- Born: Sterling Belmont Bose September 23, 1906 Florence, Alabama, U.S.
- Died: July 23, 1958 (aged 51) St. Petersburg, Florida, U.S.
- Genres: Jazz; Dixieland jazz;
- Occupation: Musician
- Instruments: Trumpet; cornet;
- Years active: 1920s–1950s
- Formerly of: Arcadian Serenaders; Jean Goldkette's Orchestra; Ben Pollack;

= Sterling Bose =

American jazz trumpeter & cornetist (1906–1958)

Sterling Belmont "Bozo" Bose (Note: His name was sometimes misspelled as "Stirling".) (September 23, 1906 – July 23, 1958) was an American jazz trumpeter and cornetist. His work with Glenn Miller (1935–1938) in a trumpet–violin duo, and on various albums from 1937 to 1947, in a trombone duo, proved him an early proponent in double instrumentation.
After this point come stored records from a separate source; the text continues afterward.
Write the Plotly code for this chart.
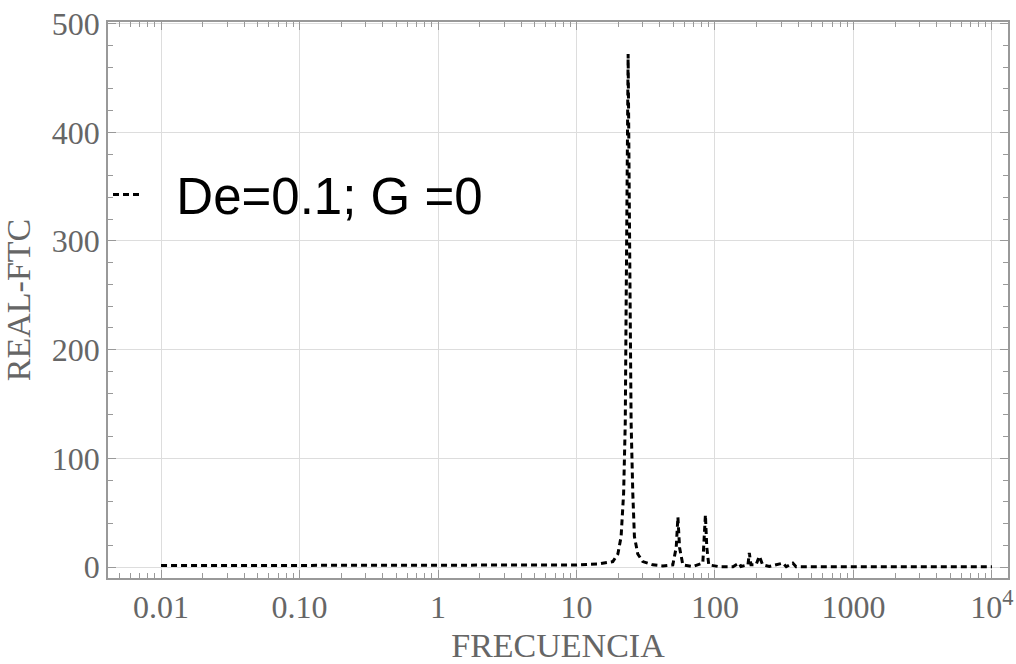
import plotly.graph_objects as go

# frequency (x) and real-FTC (y) values
freq = [0.01, 0.1, 1, 2.78, 10, 14.7, 18.3, 19.9, 21.0, 21.9, 22.5, 22.8, 23.2, 23.6,
        24.2, 24.8, 25.5, 26.2, 27.7, 30.1, 35.6, 42, 49.6, 52.5, 54, 55.5, 58.6, 69,
        81.7, 84, 85.3, 87.3, 90.2, 108, 135, 149, 154, 173, 177, 182, 198, 209, 221,
        247, 309, 327, 365, 385, 1000, 10000]
real_ftc = [1.3, 1.4, 1.5, 1.6, 1.9, 3, 5, 12, 28, 68, 133, 231, 362, 472,
            297, 133, 68, 28, 12, 5, 2, 1, 2, 18, 46, 18, 2, 0.5,
            3.6, 28, 48, 18, 2, 0.3, 0.3, 3.6, 0.5, 2, 13, 2, 2, 10, 2,
            0.5, 3.6, 0.3, 3.6, 0.3, 0.3, 0.3]

x_tickvals = [0.01, 0.1, 1, 10, 100, 1000, 10000]
x_ticktext = ["0.01", "0.10", "1", "10", "100", "1000", "10<sup>4</sup>"]
x_minor_vals = [m * 10.0 ** e for e in range(-3, 5) for m in range(2, 10)]
y_tickvals = [0, 100, 200, 300, 400, 500]

series_name = "\u00a0\u00a0De=0.1; G =0"

fig = go.Figure()
fig.add_trace(go.Scatter(
    x=freq, y=real_ftc, mode="lines", name=series_name,
    line=dict(color="black", width=3, dash="6px,4px"),
    showlegend=True,
))

axis_color = "#999999"
grid_color = "#dddddd"
tick_font = dict(family="Liberation Serif", size=32, color="#666666")
title_font = dict(family="Liberation Serif", size=34, color="#666666")

fig.update_xaxes(
    type="log", range=[-2.383, 4.116], automargin=False,
    tickvals=x_tickvals, ticktext=x_ticktext,
    ticks="inside", ticklen=8, tickcolor=axis_color, tickwidth=1,
    showline=True, linecolor=axis_color, linewidth=1.5, mirror="allticks",
    showgrid=True, gridcolor=grid_color, gridwidth=1,
    minor=dict(ticks="inside", ticklen=5, tickcolor=axis_color,
               tickvals=x_minor_vals, showgrid=False),
    tickfont=tick_font, zeroline=False,
    title=dict(text="FRECUENCIA", font=title_font, standoff=16),
)
fig.update_yaxes(
    range=[-10.1, 501.5], automargin=False,
    tickvals=y_tickvals,
    ticks="inside", ticklen=8, tickcolor=axis_color, tickwidth=1,
    showline=True, linecolor=axis_color, linewidth=1.5, mirror="allticks",
    showgrid=True, gridcolor=grid_color, gridwidth=1,
    minor=dict(ticks="inside", ticklen=5, tickcolor=axis_color, dtick=20, showgrid=False),
    tickfont=tick_font, zeroline=False,
    title=dict(text="REAL-FTC", font=title_font, standoff=14),
)

fig.update_layout(
    width=1016, height=664,
    margin=dict(l=108, r=8, t=22, b=86),
    paper_bgcolor="white", plot_bgcolor="white",
    legend=dict(
        x=0.0, y=0.689, xanchor="left", yanchor="middle",
        bgcolor="rgba(0,0,0,0)", borderwidth=0,
        font=dict(family="Liberation Sans", size=51, color="black"),
    ),
    showlegend=True,
)

fig.write_html("out.html")
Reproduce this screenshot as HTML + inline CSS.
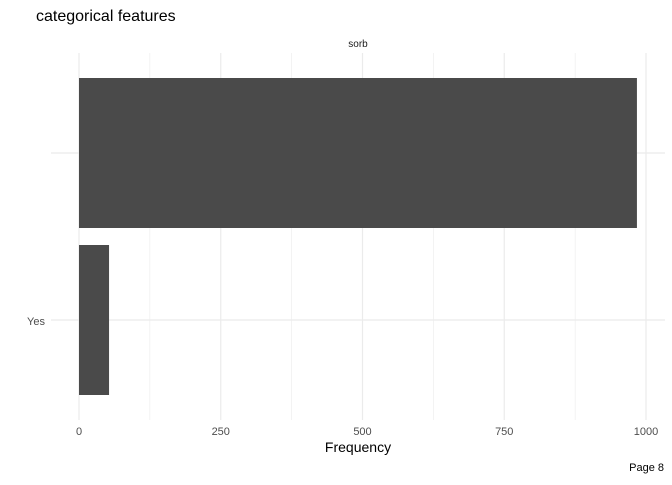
<!DOCTYPE html>
<html><head><meta charset="utf-8">
<style>
body{margin:0;background:#fff;font-family:"Liberation Sans",sans-serif;}
svg text{font-family:"Liberation Sans",sans-serif;}
</style></head>
<body>
<svg id="chart" width="672" height="480" xmlns="http://www.w3.org/2000/svg">
<text x="36" y="21" font-size="16" fill="#000">categorical features</text>
<text x="358" y="47" font-size="10" fill="#1a1a1a" text-anchor="middle">sorb</text>
<g id="grid"></g>
<g id="bars"></g>
<g id="labels"></g>
<text x="358" y="452" font-size="14" fill="#000" text-anchor="middle">Frequency</text>
<text x="664" y="471" font-size="11" fill="#000" text-anchor="end">Page 8</text>
</svg>
<script>
const categories = ["", "Yes"];
const counts = [984, 53];
const xTicks = [0, 250, 500, 750, 1000];
const xMinor = [125, 375, 625, 875];

const NS = "http://www.w3.org/2000/svg";
const panel = {left: 51, right: 665, top: 53, bottom: 420};
function xs(v){ return 79 + v * 0.567; }
const catPos = [153, 320];
function ys(i){ return catPos[i]; }
const bandH = 150;

function mk(tag, attrs, parent){
  const e = document.createElementNS(NS, tag);
  for (const k in attrs) e.setAttribute(k, attrs[k]);
  document.getElementById(parent).appendChild(e);
  return e;
}
xMinor.forEach(v=>{
  const l = mk("line",{x1:xs(v),x2:xs(v),y1:panel.top,y2:panel.bottom,stroke:"#ebebeb","stroke-width":0.6},"grid");
  
  
});
xTicks.forEach(v=>{
  const l = mk("line",{x1:xs(v),x2:xs(v),y1:panel.top,y2:panel.bottom,stroke:"#ebebeb","stroke-width":1.2},"grid");
  
  
  const t = mk("text",{x:xs(v),y:435,"font-size":11,fill:"#4d4d4d","text-anchor":"middle"},"labels");
  t.textContent = v;
  
  
});
categories.forEach((c,i)=>{
  const l = mk("line",{x1:panel.left,x2:panel.right,y1:ys(i),y2:ys(i),stroke:"#ebebeb","stroke-width":1.2},"grid");
  
  
  const t = mk("text",{x:45,y:ys(i)+5,"font-size":11,fill:"#4d4d4d","text-anchor":"end"},"labels");
  t.textContent = c;
  
  
});
counts.forEach((v,i)=>{
  const r = mk("rect",{x:xs(0),y:ys(i)-bandH/2,width:xs(v)-xs(0),height:bandH,fill:"#4a4a4a"},"bars");
  
  
});
</script>
</body></html>
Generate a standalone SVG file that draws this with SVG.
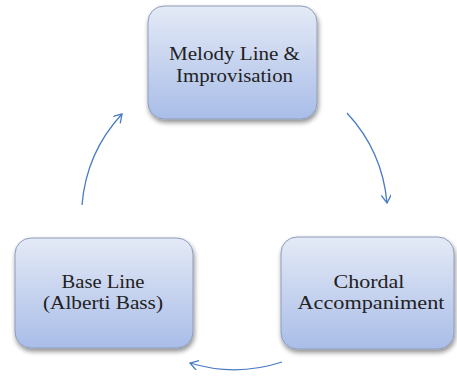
<svg xmlns="http://www.w3.org/2000/svg" width="457" height="376" viewBox="0 0 457 376">
<defs>
<linearGradient id="g" x1="0" y1="0" x2="0" y2="1">
<stop offset="0" stop-color="#e4eaf6"/>
<stop offset="1" stop-color="#a9bde8"/>
</linearGradient>
<filter id="sh" x="-20%" y="-20%" width="140%" height="140%">
<feGaussianBlur in="SourceAlpha" stdDeviation="2.5"/>
<feOffset dx="1" dy="3" result="b"/>
<feComponentTransfer><feFuncA type="linear" slope="0.45"/></feComponentTransfer>
<feMerge><feMergeNode/><feMergeNode in="SourceGraphic"/></feMerge>
</filter>
<marker id="ah" markerWidth="12" markerHeight="12" refX="9" refY="5" orient="auto" markerUnits="userSpaceOnUse">
<path d="M1,0 L9,5 L1,10" fill="none" stroke="#4a7cc4" stroke-width="1.3"/>
</marker>
</defs>
<style>
.box{fill:url(#g);stroke:#8d9cba;stroke-width:1;filter:url(#sh)}
.t{font-family:'Liberation Serif','Times New Roman',serif;font-size:19px;fill:#222;text-anchor:middle}
.c{fill:none;stroke:#4a7cc4;stroke-width:1.3;marker-end:url(#ah)}
</style>
<g id="connectors">
<path class="c" d="M82,205 A152,152 0 0 1 122,114"/>
<path class="c" d="M347,113 A152,152 0 0 1 387,203"/>
<path class="c" d="M282,362 A152,152 0 0 1 190,363"/>
</g>
<g id="melody">
<rect class="box" x="148" y="6" width="169" height="113" rx="16"/>
<text class="t" x="234.5" y="60" textLength="131" lengthAdjust="spacingAndGlyphs">Melody Line &amp;</text>
<text class="t" x="234.5" y="82" textLength="117" lengthAdjust="spacingAndGlyphs">Improvisation</text>
</g>
<g id="base">
<rect class="box" x="15" y="238" width="178" height="110" rx="16"/>
<text class="t" x="103" y="288" textLength="83" lengthAdjust="spacingAndGlyphs">Base Line</text>
<text class="t" x="103" y="309" textLength="120" lengthAdjust="spacingAndGlyphs">(Alberti Bass)</text>
</g>
<g id="chordal">
<rect class="box" x="281" y="237" width="173" height="112" rx="16"/>
<text class="t" x="369" y="288" textLength="71" lengthAdjust="spacingAndGlyphs">Chordal</text>
<text class="t" x="371" y="309" textLength="147" lengthAdjust="spacingAndGlyphs">Accompaniment</text>
</g>
</svg>
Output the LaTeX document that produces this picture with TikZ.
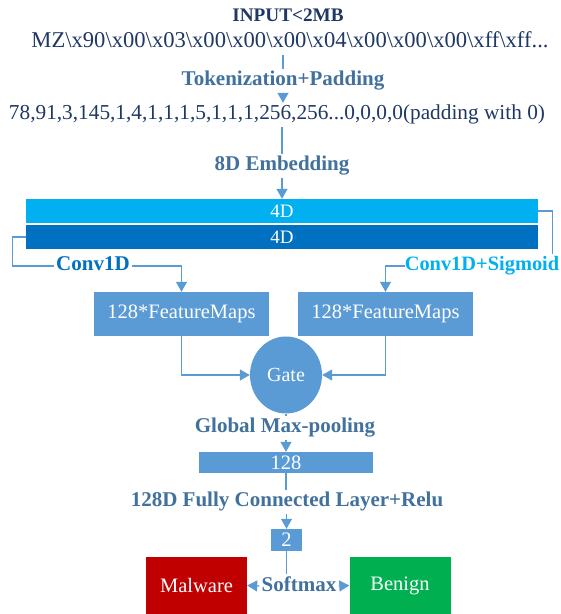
\documentclass[tikz,border=0pt]{standalone}
\usepackage{fontspec}
\setmainfont{Liberation Serif}
\usetikzlibrary{arrows.meta, shapes.geometric}
\definecolor{navy}{HTML}{1F3864}
\definecolor{steel}{HTML}{41719C}
\definecolor{layerblue}{HTML}{5B9BD5}
\definecolor{cyanbar}{HTML}{00B0F0}
\definecolor{deepbar}{HTML}{0070C0}
\definecolor{malred}{HTML}{C00000}
\definecolor{bengreen}{HTML}{00B050}
\newcommand{\hexbs}{\textbackslash}

\begin{document}
\begin{tikzpicture}[
  x=1pt, y=1pt,
  data/.style={text=navy, inner sep=2pt, text height=15pt, text depth=5pt},
  lbl/.style={font=\bfseries\fontsize{21}{25}\selectfont, text=steel, fill=white,
              inner sep=2pt, text height=15pt, text depth=5pt},
  layer/.style={rectangle, fill=layerblue, text=white, inner sep=0pt,
              font=\fontsize{20.5}{24}\selectfont},
  bar/.style={rectangle, text=white, minimum width=512pt, minimum height=24pt,
              inner sep=0pt, font=\fontsize{19}{22}\selectfont},
  outbox/.style={rectangle, text=white, minimum width=101pt, minimum height=57pt,
              inner sep=0pt, font=\fontsize{20.5}{24}\selectfont},
  line/.style={draw=layerblue, line width=1.2pt},
  arr/.style={line, -{Triangle[width=11pt,length=10pt]}},
]
\useasboundingbox (0,0) rectangle (561,614);

% input bytes and tokens
\node[data, font=\bfseries\fontsize{19.2}{23}\selectfont] (input) at (288,597) {INPUT<2MB};
\node[data, font=\fontsize{22.6}{26}\selectfont] (bytes) at (290,571)
  {MZ\hexbs x90\hexbs x00\hexbs x03\hexbs x00\hexbs x00\hexbs x00\hexbs x04\hexbs x00\hexbs x00\hexbs x00\hexbs xff\hexbs xff...};
\node[lbl] (tok) at (283,533) {Tokenization+Padding};
\node[data, font=\fontsize{21.3}{25}\selectfont] (tokens) at (277,499)
  {78,91,3,145,1,4,1,1,1,5,1,1,1,256,256...0,0,0,0(padding with 0)};
\node[lbl] (emb) at (282,448) {8D Embedding};

% embedding halves
\node[bar, fill=cyanbar] (halfa) at (282,403) {4D};
\node[bar, fill=deepbar] (halfb) at (282,377) {4D};

\node[lbl, text=deepbar] (conv) at (93,348) {Conv1D};
\node[lbl, text=cyanbar, font=\bfseries\fontsize{20.4}{25}\selectfont, inner xsep=0pt] (convsig) at (482,348) {Conv1D+Sigmoid};

% feature maps and gate
\node[layer, minimum width=175pt, minimum height=44pt] (fmaps) at (181.5,300) {128*FeatureMaps};
\node[layer, minimum width=175pt, minimum height=44pt] (fmapsig) at (385.5,300) {128*FeatureMaps};
\node[ellipse, fill=layerblue, text=white, minimum width=72pt, minimum height=77pt,
      inner sep=0pt, font=\fontsize{20}{24}\selectfont] (gate) at (286,239) {Gate};

% classifier head
\node[lbl] (pool) at (285,186) {Global Max-pooling};
\node[layer, minimum width=174pt, minimum height=21pt] (dense) at (286,151.5) {128};
\node[lbl] (fc) at (287,112) {128D Fully Connected Layer+Relu};
\node[layer, minimum width=31pt, minimum height=22pt] (logits) at (286.5,74) {2};
\node[lbl] (smax) at (299,28) {Softmax};
\node[outbox, fill=malred] (malware) at (196.5,28.5) {Malware};
\node[outbox, fill=bengreen] (benign) at (400,28.5) {Benign};

\draw[line] (tok.north |- bytes.south) -- (tok.north);
\draw[arr] (tok.south) -- (tok.south |- tokens.north);
\draw[line] (emb.north |- tokens.south) -- (emb.north);
\draw[arr] (emb.south) -- (emb.south |- halfa.north);

\draw[line] (halfb.west) -- ++(-13.5,0) |- (conv.west);
\draw[arr] (conv.east) -| (fmaps.north);
\draw[line] (halfa.east) -- ++(14.5,0) coordinate (turn) -- (turn |- convsig.north);
\draw[arr] (convsig.west) -| (fmapsig.north);

\draw[arr] (fmaps.south) |- (gate.west);
\draw[arr] (fmapsig.south) |- (gate.east);
\draw[line] (gate.south) -- (gate.south |- pool.north);
\draw[arr] (dense.north |- pool.south) -- (dense.north);
\draw[line] (dense.south) -- (dense.south |- fc.north);
\draw[arr] (logits.north |- fc.south) -- (logits.north);
\draw[line] (logits.south) -- (logits.south |- smax.north);
\draw[arr] (smax.west) -- (malware.east);
\draw[arr] (smax.east) -- (benign.west);

\end{tikzpicture}
\end{document}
His style was heavily influenced by Bix Beiderbecke and changed little over the course of his life.

== Biography ==
Sterling Bose was born on September 23, 1906, in Florence, Alabama. His early experience came with Dixieland jazz bands in his native Alabama before moving to St. Louis, Missouri, in 1923. He played with the Crescent City Jazzers, later renamed the Arcadian Serenaders, and with Jean Goldkette's Orchestra in 1927 until 1928, after the departure of Beiderbecke. Following this, he worked in the house band at radio station WGN in Chicago before joining Ben Pollack from 1930 to 1933. He also worked with Eddie Sheasby in Chicago but moved to New York City in 1933. He had many gigs in New York in the 1930s and 1940s, including time with Joe Haymes (1934–35) and Tommy Dorsey (1935), Ray Noble (1936), Benny Goodman (1936), Lana Webster, Glenn Miller (1937), Bob Crosby (1937–39), Bobby Hackett (1939), Bob Zurke, Jack Teagarden, Bud Freeman (1942), George Brunies, Bobby Sherwood (1943), Miff Mole, Art Hodes, Horace Heidt (1944), and Tiny Hill (1946). Following these engagements, he did some further freelancing in Chicago and New York, then moved to Florida in 1948, setting up his own bands there.

Bose suffered from an extended period of illness in the 1950s and eventually committed suicide in July 1958 in St. Petersburg, Florida.